Obama Takes Immigration Reform Campaign To Nashville

Obama Takes Immigration Reform Campaign To Nashville

By Kathleen Hennessey, Tribune Washington Bureau (TNS)

NASHVILLE, Tenn. — President Barack Obama flew to a red state with a growing immigrant population Tuesday to sell his controversial actions delaying deportation for millions of people living illegally in the U.S. as a “net plus” for local economies and communities.

In a small, packed room at a community center here, the president acknowledged the heated debate over his move and argued that cities like Nashville would benefit from the youth, vitality and diversity that immigrants bring.
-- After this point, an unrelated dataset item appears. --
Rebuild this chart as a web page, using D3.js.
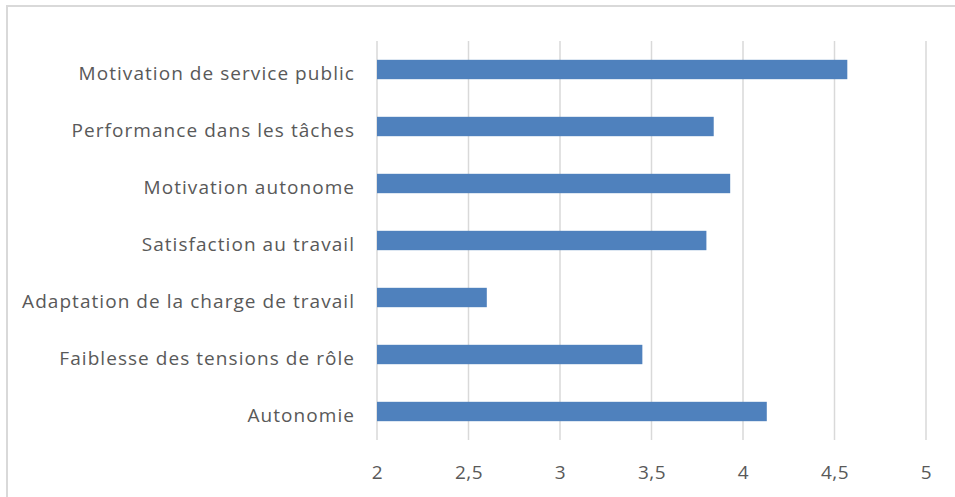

“Generation after generation, immigrants have been a net plus to our economy and a net plus to our society,” Obama said. “We can’t deport 11 million people, and it would be foolish to try — as well as, I think, wrong for us to try.”

The visit was Obama’s third stop in recent weeks on a campaign to promote his plan to temporarily ease the threat of deportation for nearly 5 million people, about half of the 11 million or so people in the U.S. illegally. The president’s tour has a dual purpose: shoring up his program against critics who’ve dubbed it an abuse of power and ensuring the program gets off the ground without the sort of self-created troubles that dogged last year’s launch of his landmark health care law.

In the series of speeches, the White House is returning to its preferred political strategy of going outside the Washington Beltway to try to rally backing from community leaders.

In Nashville, Obama highlighted Mayor Karl Dean’s efforts to incorporate new arrivals through a new city Office of New Americans, noting he’d created a White House task force with a similar aim.

Obama argued he was pushed to take executive action after months of delay on immigration legislation in Congress. He pitched his plan as a boon to the economy, even in communities far from the immigrant hubs of Los Angeles, New York and border towns. Nashville has seen thousands of immigrants from Latin America, Southeast Asia and Africa settle here in recent years, drawn by the region’s relatively strong economy and affordable housing. Foreign-born residents now make up about 12 percent of the population in the Nashville area.

Obama’s trip Tuesday offered a flavor of the impassioned debate he is diving into. As Obama spoke at Casa Azafran, an outreach center that assists immigrants with social services, supporters outside held a large banner reading, “Gracias Obama.” Steps away, protesters waved signs reading, “Defund amnesty” and “Obama is killing America.”

“More than 200,000 Tennesseans remain out of work, but rather than prioritize their plight, the president is putting the interests of those who have broken our laws ahead of them,” U.S. Rep. Diane Black (R-TN) said in a statement before Obama’s arrival. “This is wrong, and the president does not have the authority to change our immigration laws without Congress.”

Obama acknowledged his critics, at times casting them as misguided and fearful of change or brushing off their concerns with a few lighthearted jokes.

“They’re pretty sure I’m an illegal immigrant,” Obama said of some critics, adding quickly, “That was a joke.”

While Obama continues his speaking tour, White House officials have fanned out around the country for briefings with mayors, immigrant advocates, community officials and church leaders. Cabinet secretaries, too, will join the road show in the coming weeks, and celebrities are being recruited promote the programs, according to a White House official, who outlined details of the effort on condition of anonymity.

The official said Homeland Security Department officials planned more than 100 public education meetings in December, even before applications become available in the new year. The goal is to spread, in a community often targeted by scams, accurate information about costs, timing and eligibility.

“We are gonna make sure that families, people who are, you know, working and responsible in their communities, are not prioritized for deportation,” Obama said in an interview with Telemundo, according to a transcript. “So the likelihood of their deportation’s gonna be much lower.”

At Casa Azafran, Obama took several questions from the group of mostly advocates and others affiliated with the community center, at times trying to relieve worries that a future president might undo his temporary reprieve and leave those who’ve registered for the program suddenly subject to deportation.

Obama said he was confident that such a move would be so unpopular, no future administration would try it.

If effective, the campaign may also help mobilize much-needed defenders of the most controversial executive action of Obama’s presidency.

More than a dozen states have filed a lawsuit challenging Obama’s actions, and Republicans in Congress are looking for ways to block it before it gets off the ground. Congress was moving toward a deal Tuesday to fund the government through September, but pull the plug in mid-February on funding for the Department of Homeland Security, which includes the nation’s immigration and border patrol agencies.

The White House has criticized the maneuver but has not issued a veto threat.